## GIVEN REQUEST
Without the pictures, write out all the lines below exactly as they appear.

———

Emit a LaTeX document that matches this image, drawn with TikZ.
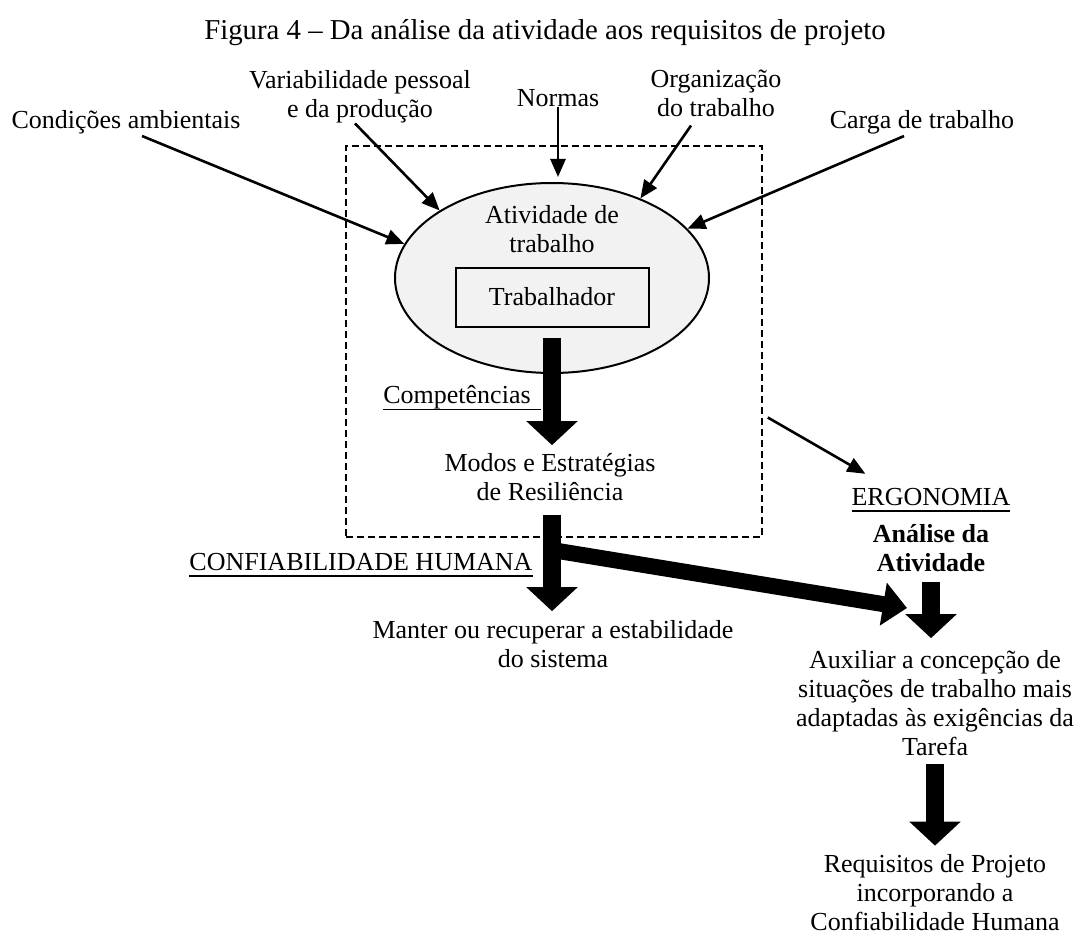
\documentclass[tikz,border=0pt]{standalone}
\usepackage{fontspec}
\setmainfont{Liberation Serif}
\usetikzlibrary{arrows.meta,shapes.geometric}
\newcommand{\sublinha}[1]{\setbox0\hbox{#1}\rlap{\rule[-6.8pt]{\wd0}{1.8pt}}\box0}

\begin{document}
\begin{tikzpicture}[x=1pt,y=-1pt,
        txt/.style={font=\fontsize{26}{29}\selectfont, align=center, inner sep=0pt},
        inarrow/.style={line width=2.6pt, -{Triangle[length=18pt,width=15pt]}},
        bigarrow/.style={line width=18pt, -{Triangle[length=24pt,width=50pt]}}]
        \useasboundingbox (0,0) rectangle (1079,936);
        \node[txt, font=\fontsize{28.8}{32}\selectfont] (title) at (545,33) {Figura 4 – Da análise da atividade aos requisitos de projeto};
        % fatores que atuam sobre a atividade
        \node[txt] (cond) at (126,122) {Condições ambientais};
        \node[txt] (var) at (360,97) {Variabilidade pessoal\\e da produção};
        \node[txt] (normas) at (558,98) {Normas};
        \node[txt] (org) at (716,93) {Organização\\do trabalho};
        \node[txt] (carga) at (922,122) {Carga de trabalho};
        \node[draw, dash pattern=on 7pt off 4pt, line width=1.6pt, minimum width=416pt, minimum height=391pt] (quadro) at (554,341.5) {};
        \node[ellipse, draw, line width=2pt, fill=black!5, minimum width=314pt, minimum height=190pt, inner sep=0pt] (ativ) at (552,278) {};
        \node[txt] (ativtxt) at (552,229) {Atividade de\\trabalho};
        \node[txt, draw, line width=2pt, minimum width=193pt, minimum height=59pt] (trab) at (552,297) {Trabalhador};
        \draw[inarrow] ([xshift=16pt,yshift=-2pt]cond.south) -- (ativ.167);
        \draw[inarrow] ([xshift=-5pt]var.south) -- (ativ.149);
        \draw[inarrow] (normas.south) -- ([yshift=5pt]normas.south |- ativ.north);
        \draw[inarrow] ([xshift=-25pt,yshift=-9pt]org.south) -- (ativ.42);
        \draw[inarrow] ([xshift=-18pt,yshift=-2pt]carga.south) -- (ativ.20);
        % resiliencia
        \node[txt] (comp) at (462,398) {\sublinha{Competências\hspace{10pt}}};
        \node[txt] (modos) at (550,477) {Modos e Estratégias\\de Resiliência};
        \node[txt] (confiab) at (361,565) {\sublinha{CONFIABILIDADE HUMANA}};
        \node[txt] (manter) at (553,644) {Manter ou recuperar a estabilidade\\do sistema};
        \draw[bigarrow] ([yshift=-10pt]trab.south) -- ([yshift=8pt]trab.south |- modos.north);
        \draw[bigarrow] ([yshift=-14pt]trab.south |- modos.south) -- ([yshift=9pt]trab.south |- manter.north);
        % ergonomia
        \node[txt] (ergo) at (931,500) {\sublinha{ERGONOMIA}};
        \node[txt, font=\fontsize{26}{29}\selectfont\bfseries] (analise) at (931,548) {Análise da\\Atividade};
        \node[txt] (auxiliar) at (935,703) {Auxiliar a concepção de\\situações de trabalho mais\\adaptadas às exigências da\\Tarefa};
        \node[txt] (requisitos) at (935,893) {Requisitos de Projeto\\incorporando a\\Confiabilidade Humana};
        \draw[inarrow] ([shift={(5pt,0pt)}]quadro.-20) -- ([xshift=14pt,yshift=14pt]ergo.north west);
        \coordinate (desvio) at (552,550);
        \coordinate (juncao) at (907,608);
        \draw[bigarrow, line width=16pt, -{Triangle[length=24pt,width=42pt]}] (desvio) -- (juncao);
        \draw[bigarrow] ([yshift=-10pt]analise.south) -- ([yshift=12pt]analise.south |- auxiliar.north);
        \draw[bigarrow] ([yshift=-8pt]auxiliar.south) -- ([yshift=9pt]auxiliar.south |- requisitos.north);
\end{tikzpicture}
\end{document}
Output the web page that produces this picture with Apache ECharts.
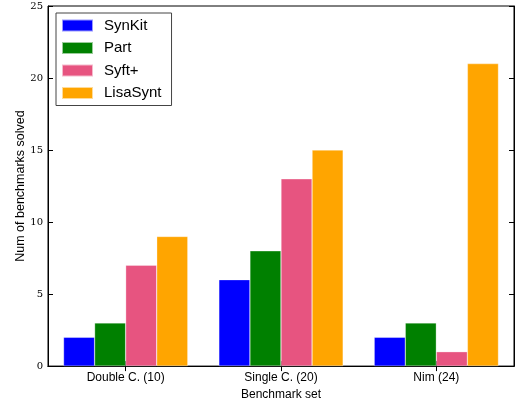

———

## SOLUTION TO THE PROBLEM
Emit a LaTeX document that matches this image, drawn with TikZ.
\documentclass[tikz,border=0pt]{standalone}
\usepackage{fontspec}
\setmainfont{Liberation Serif}
\usetikzlibrary{arrows.meta,shapes.geometric}
\newcommand{\sublinha}[1]{\setbox0\hbox{#1}\rlap{\rule[-6.8pt]{\wd0}{1.8pt}}\box0}

\begin{document}
\begin{tikzpicture}[x=1pt,y=-1pt,
        txt/.style={font=\fontsize{26}{29}\selectfont, align=center, inner sep=0pt},
        inarrow/.style={line width=2.6pt, -{Triangle[length=18pt,width=15pt]}},
        bigarrow/.style={line width=18pt, -{Triangle[length=24pt,width=50pt]}}]
        \useasboundingbox (0,0) rectangle (1079,936);
        \node[txt, font=\fontsize{28.8}{32}\selectfont] (title) at (545,33) {Figura 4 – Da análise da atividade aos requisitos de projeto};
        % fatores que atuam sobre a atividade
        \node[txt] (cond) at (126,122) {Condições ambientais};
        \node[txt] (var) at (360,97) {Variabilidade pessoal\\e da produção};
        \node[txt] (normas) at (558,98) {Normas};
        \node[txt] (org) at (716,93) {Organização\\do trabalho};
        \node[txt] (carga) at (922,122) {Carga de trabalho};
        \node[draw, dash pattern=on 7pt off 4pt, line width=1.6pt, minimum width=416pt, minimum height=391pt] (quadro) at (554,341.5) {};
        \node[ellipse, draw, line width=2pt, fill=black!5, minimum width=314pt, minimum height=190pt, inner sep=0pt] (ativ) at (552,278) {};
        \node[txt] (ativtxt) at (552,229) {Atividade de\\trabalho};
        \node[txt, draw, line width=2pt, minimum width=193pt, minimum height=59pt] (trab) at (552,297) {Trabalhador};
        \draw[inarrow] ([xshift=16pt,yshift=-2pt]cond.south) -- (ativ.167);
        \draw[inarrow] ([xshift=-5pt]var.south) -- (ativ.149);
        \draw[inarrow] (normas.south) -- ([yshift=5pt]normas.south |- ativ.north);
        \draw[inarrow] ([xshift=-25pt,yshift=-9pt]org.south) -- (ativ.42);
        \draw[inarrow] ([xshift=-18pt,yshift=-2pt]carga.south) -- (ativ.20);
        % resiliencia
        \node[txt] (comp) at (462,398) {\sublinha{Competências\hspace{10pt}}};
        \node[txt] (modos) at (550,477) {Modos e Estratégias\\de Resiliência};
        \node[txt] (confiab) at (361,565) {\sublinha{CONFIABILIDADE HUMANA}};
        \node[txt] (manter) at (553,644) {Manter ou recuperar a estabilidade\\do sistema};
        \draw[bigarrow] ([yshift=-10pt]trab.south) -- ([yshift=8pt]trab.south |- modos.north);
        \draw[bigarrow] ([yshift=-14pt]trab.south |- modos.south) -- ([yshift=9pt]trab.south |- manter.north);
        % ergonomia
        \node[txt] (ergo) at (931,500) {\sublinha{ERGONOMIA}};
        \node[txt, font=\fontsize{26}{29}\selectfont\bfseries] (analise) at (931,548) {Análise da\\Atividade};
        \node[txt] (auxiliar) at (935,703) {Auxiliar a concepção de\\situações de trabalho mais\\adaptadas às exigências da\\Tarefa};
        \node[txt] (requisitos) at (935,893) {Requisitos de Projeto\\incorporando a\\Confiabilidade Humana};
        \draw[inarrow] ([shift={(5pt,0pt)}]quadro.-20) -- ([xshift=14pt,yshift=14pt]ergo.north west);
        \coordinate (desvio) at (552,550);
        \coordinate (juncao) at (907,608);
        \draw[bigarrow, line width=16pt, -{Triangle[length=24pt,width=42pt]}] (desvio) -- (juncao);
        \draw[bigarrow] ([yshift=-10pt]analise.south) -- ([yshift=12pt]analise.south |- auxiliar.north);
        \draw[bigarrow] ([yshift=-8pt]auxiliar.south) -- ([yshift=9pt]auxiliar.south |- requisitos.north);
\end{tikzpicture}
\end{document}
Output the web page that produces this picture with Apache ECharts.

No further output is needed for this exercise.